By Randall MellApril 23, 2018, 6:44 pm

Inbee Park moved back to No. 1 in the Rolex Women’s World Rankings in about as ho-hum fashion as you’ll ever see a player take the top spot.

It isn’t that she doesn’t care about the top ranking. It just wasn’t a priority in her return to golf this year, after missing big portions of the last two years with injuries.

With an Olympic gold medal and seven major championship titles, the LPGA Hall of Famer isn’t done trying to top the scoreboards that matter most to her.

“To be honest, I never really think about being No. 1 again,” Park said early last week, before tying for second at the Hugel-JTBC LA Open. “If it comes to me, great. If not, it doesn't matter.”

It came to her for the fourth time in her career.

Park, 29, reigned at No. 1 for 59 weeks in her longest run on top, back in the 2013 and ’14 seasons.

Oddly, this run to No. 1 almost comes as a surprise to Park, who didn’t need long to get back to the top spot after returning to the tour. She won the Bank of Hope Founders Cup last month in her second after missing seven months with a back injury.

Park last lost the No. 1 ranking in October of 2015, doing so to Lydia Ko.

In six starts this year, Park has finished T-3 or better four times. She leads the tour in scoring average (69.13) and is second in greens in regulation (77.5 percent).

Just wait until her putter heats up.

Yeah, Park’s not very satisfied with her putting. She’s one of the greatest putters who ever played the women’s game, but she has been frustrated with the inconsistency of her stroke much of this season. Of course, her standards are high. She ranks second in putts per greens in regulation so far this year.
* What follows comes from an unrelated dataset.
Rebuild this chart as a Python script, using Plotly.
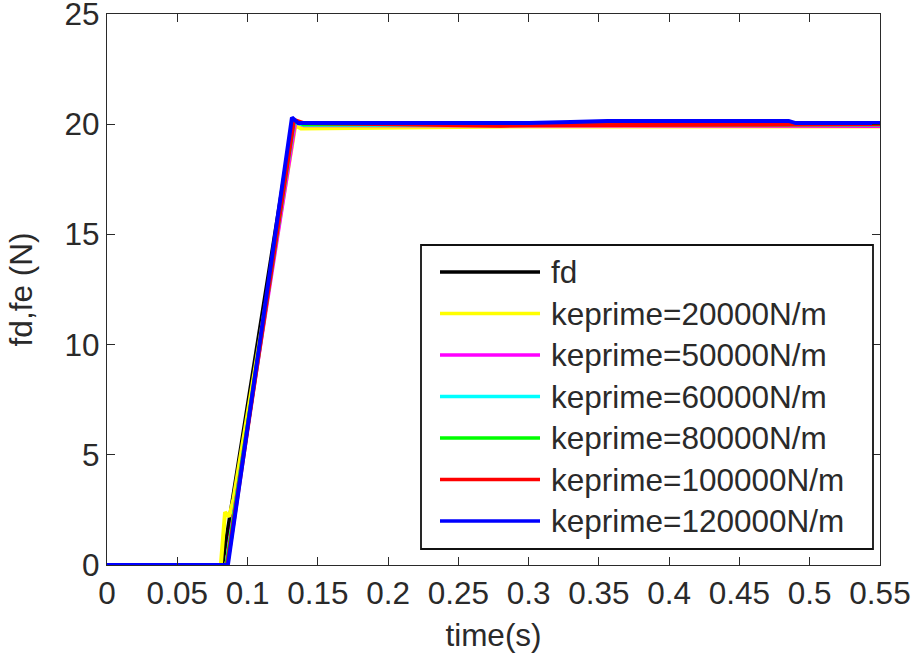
import plotly.graph_objects as go

# Desired force and measured contact force for several environment stiffnesses
names = ["fd", "keprime=20000N/m", "keprime=50000N/m", "keprime=60000N/m",
         "keprime=80000N/m", "keprime=100000N/m", "keprime=120000N/m"]
colors = ["#000000", "#FFFF00", "#FF00FF", "#00FFFF", "#00FF00", "#FF0000", "#0000FF"]

t_fd = [0, 0.082, 0.132, 0.55]
f_fd = [0, 0, 20, 20]

t_20k = [0, 0.081, 0.084, 0.087, 0.090, 0.134, 0.138, 0.20, 0.30, 0.40, 0.55]
f_20k = [0, 0, 2.4, 2.2, 3.0, 19.95, 19.80, 19.85, 19.90, 19.90, 19.90]

t_50k = [0, 0.085, 0.087, 0.134, 0.14, 0.30, 0.52, 0.55]
f_50k = [0, 0, 1.0, 20.1, 19.95, 19.95, 19.92, 19.92]

t_60k = [0, 0.085, 0.133, 0.14, 0.30, 0.37, 0.55]
f_60k = [0, 0, 20.1, 19.97, 19.96, 19.96, 19.97]

t_80k = [0, 0.085, 0.133, 0.14, 0.55]
f_80k = [0, 0, 20.15, 20.0, 20.0]

t_100k = [0, 0.0855, 0.133, 0.14, 0.28, 0.30, 0.45, 0.55]
f_100k = [0, 0, 20.2, 20.05, 19.93, 19.95, 19.97, 20.0]

t_120k = [0, 0.086, 0.1316, 0.136, 0.20, 0.30, 0.33, 0.356, 0.485, 0.49, 0.55]
f_120k = [0, 0, 20.3, 20.05, 20.05, 20.05, 20.1, 20.15, 20.15, 20.05, 20.05]

times = [t_fd, t_20k, t_50k, t_60k, t_80k, t_100k, t_120k]
forces = [f_fd, f_20k, f_50k, f_60k, f_80k, f_100k, f_120k]

x_ticks = [0, 0.05, 0.1, 0.15, 0.2, 0.25, 0.3, 0.35, 0.4, 0.45, 0.5, 0.55]
x_tick_text = ["0", "0.05", "0.1", "0.15", "0.2", "0.25", "0.3", "0.35",
               "0.4", "0.45", "0.5", "0.55"]
y_ticks = [0, 5, 10, 15, 20, 25]
y_tick_text = ["0", "5", "10", "15", "20", "25"]

FONT = "Liberation Sans, Arial, sans-serif"
FS = 31.5
INK = "#2a2a2a"
W, H = 914, 654
ML, MR, MT, MB = 107, 34, 14, 89
PW, PH = W - ML - MR, H - MT - MB

fig = go.Figure()
for t, f, name, c in zip(times, forces, names, colors):
    fig.add_trace(go.Scatter(x=t, y=f, mode="lines", name=name,
                             line=dict(color=c, width=4), showlegend=False))

# Boxed legend drawn in paper coordinates (pixel layout converted to fractions)
def px(xp):
    return (xp - ML) / PW

def py(yp):
    return (H - MB - yp) / PH

shapes = [dict(type="rect", xref="paper", yref="paper",
               x0=px(421), x1=px(873), y0=py(549), y1=py(245),
               line=dict(color="#111111", width=1.8), fillcolor="white")]
annotations = []
row0, step = 272, 41.5
for i, (name, c) in enumerate(zip(names, colors)):
    yy = py(row0 + i * step)
    shapes.append(dict(type="line", xref="paper", yref="paper",
                       x0=px(440), x1=px(540), y0=yy, y1=yy,
                       line=dict(color=c, width=3.5)))
    annotations.append(dict(xref="paper", yref="paper", x=px(549), y=yy,
                            text=name, showarrow=False, xanchor="left",
                            yanchor="middle",
                            font=dict(family=FONT, size=FS, color=INK)))

axis_common = dict(showgrid=False, zeroline=False, showline=True,
                   linecolor=INK, linewidth=1.2, mirror="ticks",
                   ticks="inside", ticklen=8, tickcolor=INK, tickwidth=1.2,
                   ticklabeloverflow="allow", automargin=False,
                   tickfont=dict(family=FONT, size=FS, color=INK))

fig.update_layout(
    width=W, height=H,
    margin=dict(l=ML, r=MR, t=MT, b=MB, autoexpand=False),
    paper_bgcolor="white", plot_bgcolor="white",
    xaxis=dict(range=[0, 0.55], tickvals=x_ticks, ticktext=x_tick_text,
               title=dict(text="time(s)", standoff=14,
                          font=dict(family=FONT, size=FS, color=INK)),
               **axis_common),
    yaxis=dict(range=[0, 25], tickvals=y_ticks, ticktext=y_tick_text,
               title=dict(text="fd,fe (N)", standoff=22,
                          font=dict(family=FONT, size=FS, color=INK)),
               **axis_common),
    shapes=shapes,
    annotations=annotations,
    showlegend=False,
)

fig.write_html("out.html")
On Sunday, this is how Park summed up her putting in 2018: “Some days, I’ve been really good. Some days, I’ve been really bad.”

Park has led the LPGA in putts per GIR in five of the last 10 years. She switched from her preferred mallet-style putter to a blade earlier this season and won with a Toulon Madison blade at the Founders Cup last month. She was back with an Odyssey White Hot 2-Ball mallet this past week. That’s the putter she used to win the gold medal in Rio de Janeiro two years ago. She used an Odyssey Sabertooth winged mallet in her 2013 run of three consecutive major championship victories.